_Task_. Only the number is needed: how many lines of the records include "matplotlib"?

_Data in this exercise_.
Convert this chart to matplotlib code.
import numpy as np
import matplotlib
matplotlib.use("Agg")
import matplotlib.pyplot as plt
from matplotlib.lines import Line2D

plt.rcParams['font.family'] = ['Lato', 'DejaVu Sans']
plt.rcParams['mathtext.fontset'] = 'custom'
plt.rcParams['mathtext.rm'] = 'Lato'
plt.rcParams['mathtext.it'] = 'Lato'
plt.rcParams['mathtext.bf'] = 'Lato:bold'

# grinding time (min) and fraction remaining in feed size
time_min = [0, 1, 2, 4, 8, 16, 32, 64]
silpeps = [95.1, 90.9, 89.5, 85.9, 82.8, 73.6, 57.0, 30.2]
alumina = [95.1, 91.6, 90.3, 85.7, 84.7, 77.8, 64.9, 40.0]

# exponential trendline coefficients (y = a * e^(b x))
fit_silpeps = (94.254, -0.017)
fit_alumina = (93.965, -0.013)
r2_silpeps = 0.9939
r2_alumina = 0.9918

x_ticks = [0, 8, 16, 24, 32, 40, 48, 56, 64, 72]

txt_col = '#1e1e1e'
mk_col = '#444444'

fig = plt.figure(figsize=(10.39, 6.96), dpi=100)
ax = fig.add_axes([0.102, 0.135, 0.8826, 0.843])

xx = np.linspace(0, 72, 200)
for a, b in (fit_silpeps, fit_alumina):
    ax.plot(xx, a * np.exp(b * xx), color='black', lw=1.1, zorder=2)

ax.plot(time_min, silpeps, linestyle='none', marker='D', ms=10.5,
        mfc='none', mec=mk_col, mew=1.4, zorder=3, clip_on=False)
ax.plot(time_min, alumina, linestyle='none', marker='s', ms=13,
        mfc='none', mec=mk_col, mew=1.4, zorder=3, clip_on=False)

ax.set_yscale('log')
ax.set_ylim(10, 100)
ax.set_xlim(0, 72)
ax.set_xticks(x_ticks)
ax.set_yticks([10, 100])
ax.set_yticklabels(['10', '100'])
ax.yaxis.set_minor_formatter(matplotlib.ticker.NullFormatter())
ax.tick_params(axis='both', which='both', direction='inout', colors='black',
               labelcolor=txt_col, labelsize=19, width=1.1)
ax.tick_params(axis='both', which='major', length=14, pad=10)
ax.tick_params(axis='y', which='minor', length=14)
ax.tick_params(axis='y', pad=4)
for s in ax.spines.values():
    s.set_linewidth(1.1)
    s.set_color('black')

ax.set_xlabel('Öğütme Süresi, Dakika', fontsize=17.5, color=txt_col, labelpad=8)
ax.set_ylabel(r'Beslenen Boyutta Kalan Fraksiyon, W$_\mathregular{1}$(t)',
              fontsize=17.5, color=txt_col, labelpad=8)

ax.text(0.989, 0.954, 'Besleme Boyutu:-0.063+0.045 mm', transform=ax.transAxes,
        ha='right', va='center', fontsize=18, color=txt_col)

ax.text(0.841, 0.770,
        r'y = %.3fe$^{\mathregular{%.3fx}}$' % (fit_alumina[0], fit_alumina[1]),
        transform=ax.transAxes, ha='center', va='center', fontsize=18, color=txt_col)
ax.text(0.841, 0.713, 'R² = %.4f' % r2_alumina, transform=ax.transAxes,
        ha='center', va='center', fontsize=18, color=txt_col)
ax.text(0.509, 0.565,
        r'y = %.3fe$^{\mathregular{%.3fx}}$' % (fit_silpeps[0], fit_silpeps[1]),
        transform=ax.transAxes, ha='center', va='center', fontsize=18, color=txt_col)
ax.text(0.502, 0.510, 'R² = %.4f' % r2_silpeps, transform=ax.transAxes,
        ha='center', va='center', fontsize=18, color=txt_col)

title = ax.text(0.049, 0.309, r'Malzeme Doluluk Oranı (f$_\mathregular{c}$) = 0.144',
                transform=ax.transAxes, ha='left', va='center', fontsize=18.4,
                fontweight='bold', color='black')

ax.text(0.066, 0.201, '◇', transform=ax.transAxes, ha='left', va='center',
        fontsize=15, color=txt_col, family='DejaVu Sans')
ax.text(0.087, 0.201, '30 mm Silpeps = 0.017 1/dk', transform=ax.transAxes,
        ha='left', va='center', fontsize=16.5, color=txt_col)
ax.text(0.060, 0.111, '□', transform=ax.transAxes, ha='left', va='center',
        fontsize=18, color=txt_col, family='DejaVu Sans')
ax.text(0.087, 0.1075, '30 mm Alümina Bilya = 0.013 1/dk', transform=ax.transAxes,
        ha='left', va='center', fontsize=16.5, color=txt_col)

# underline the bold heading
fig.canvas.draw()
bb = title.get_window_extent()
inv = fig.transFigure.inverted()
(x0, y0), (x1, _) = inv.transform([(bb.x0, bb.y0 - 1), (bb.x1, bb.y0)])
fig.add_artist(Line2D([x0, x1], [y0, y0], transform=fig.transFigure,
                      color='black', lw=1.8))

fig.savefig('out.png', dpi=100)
==
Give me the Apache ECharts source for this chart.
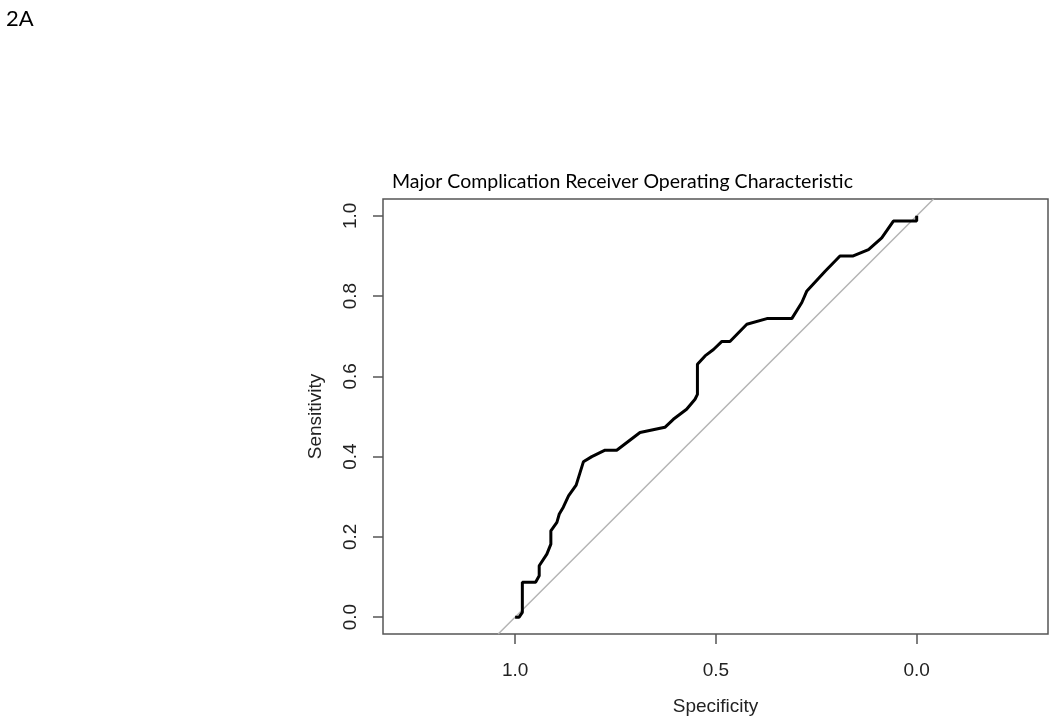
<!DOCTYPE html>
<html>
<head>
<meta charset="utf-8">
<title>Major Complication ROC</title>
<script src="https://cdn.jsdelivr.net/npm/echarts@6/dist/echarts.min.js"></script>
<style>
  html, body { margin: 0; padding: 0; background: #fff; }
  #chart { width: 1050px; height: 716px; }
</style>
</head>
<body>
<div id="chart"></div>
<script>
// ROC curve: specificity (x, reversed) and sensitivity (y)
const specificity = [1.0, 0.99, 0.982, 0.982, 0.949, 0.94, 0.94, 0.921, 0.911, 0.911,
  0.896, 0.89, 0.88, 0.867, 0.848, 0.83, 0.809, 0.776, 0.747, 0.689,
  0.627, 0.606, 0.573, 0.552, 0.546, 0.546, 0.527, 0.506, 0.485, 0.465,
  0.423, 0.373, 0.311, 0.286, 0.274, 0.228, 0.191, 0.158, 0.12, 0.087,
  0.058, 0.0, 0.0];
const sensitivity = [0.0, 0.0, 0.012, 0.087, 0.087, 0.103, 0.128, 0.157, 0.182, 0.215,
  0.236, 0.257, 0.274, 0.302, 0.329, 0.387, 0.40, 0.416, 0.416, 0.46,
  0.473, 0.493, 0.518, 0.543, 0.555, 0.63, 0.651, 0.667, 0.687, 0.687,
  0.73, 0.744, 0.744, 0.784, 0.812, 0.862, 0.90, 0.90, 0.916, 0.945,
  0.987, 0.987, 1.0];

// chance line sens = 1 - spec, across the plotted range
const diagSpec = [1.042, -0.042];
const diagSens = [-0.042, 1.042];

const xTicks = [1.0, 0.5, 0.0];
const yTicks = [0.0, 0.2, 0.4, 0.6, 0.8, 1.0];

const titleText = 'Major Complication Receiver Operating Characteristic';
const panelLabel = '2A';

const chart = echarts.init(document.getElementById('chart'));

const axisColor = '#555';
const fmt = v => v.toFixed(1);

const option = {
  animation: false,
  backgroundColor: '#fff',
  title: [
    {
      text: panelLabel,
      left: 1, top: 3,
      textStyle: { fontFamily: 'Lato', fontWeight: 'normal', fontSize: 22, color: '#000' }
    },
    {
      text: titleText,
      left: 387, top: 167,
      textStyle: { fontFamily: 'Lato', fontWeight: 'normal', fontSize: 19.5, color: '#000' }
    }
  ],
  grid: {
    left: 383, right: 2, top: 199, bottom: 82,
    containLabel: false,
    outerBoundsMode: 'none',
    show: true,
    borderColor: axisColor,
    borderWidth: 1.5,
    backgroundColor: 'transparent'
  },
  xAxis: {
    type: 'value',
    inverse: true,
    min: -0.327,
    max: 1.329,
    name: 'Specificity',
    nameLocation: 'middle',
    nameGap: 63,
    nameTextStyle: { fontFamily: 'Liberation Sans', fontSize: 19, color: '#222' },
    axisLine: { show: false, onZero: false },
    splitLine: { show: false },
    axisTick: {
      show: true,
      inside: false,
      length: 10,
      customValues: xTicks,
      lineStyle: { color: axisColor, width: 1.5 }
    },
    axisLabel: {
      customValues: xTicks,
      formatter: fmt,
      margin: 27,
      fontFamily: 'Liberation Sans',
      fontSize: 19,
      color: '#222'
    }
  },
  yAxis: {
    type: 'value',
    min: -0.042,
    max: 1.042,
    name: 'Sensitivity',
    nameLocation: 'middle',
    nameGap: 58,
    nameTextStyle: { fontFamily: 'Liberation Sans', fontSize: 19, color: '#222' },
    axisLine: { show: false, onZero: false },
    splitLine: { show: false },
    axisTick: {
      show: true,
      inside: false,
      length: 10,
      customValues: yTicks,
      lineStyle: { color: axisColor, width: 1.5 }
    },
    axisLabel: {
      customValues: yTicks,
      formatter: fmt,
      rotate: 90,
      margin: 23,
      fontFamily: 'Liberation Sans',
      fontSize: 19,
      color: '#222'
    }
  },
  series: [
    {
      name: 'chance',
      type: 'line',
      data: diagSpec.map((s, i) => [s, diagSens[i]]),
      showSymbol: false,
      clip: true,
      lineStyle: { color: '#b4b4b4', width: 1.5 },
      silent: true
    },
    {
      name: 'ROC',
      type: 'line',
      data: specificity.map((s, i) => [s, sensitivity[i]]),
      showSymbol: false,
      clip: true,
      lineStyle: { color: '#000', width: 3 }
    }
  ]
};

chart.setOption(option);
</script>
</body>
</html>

_Full output_. 6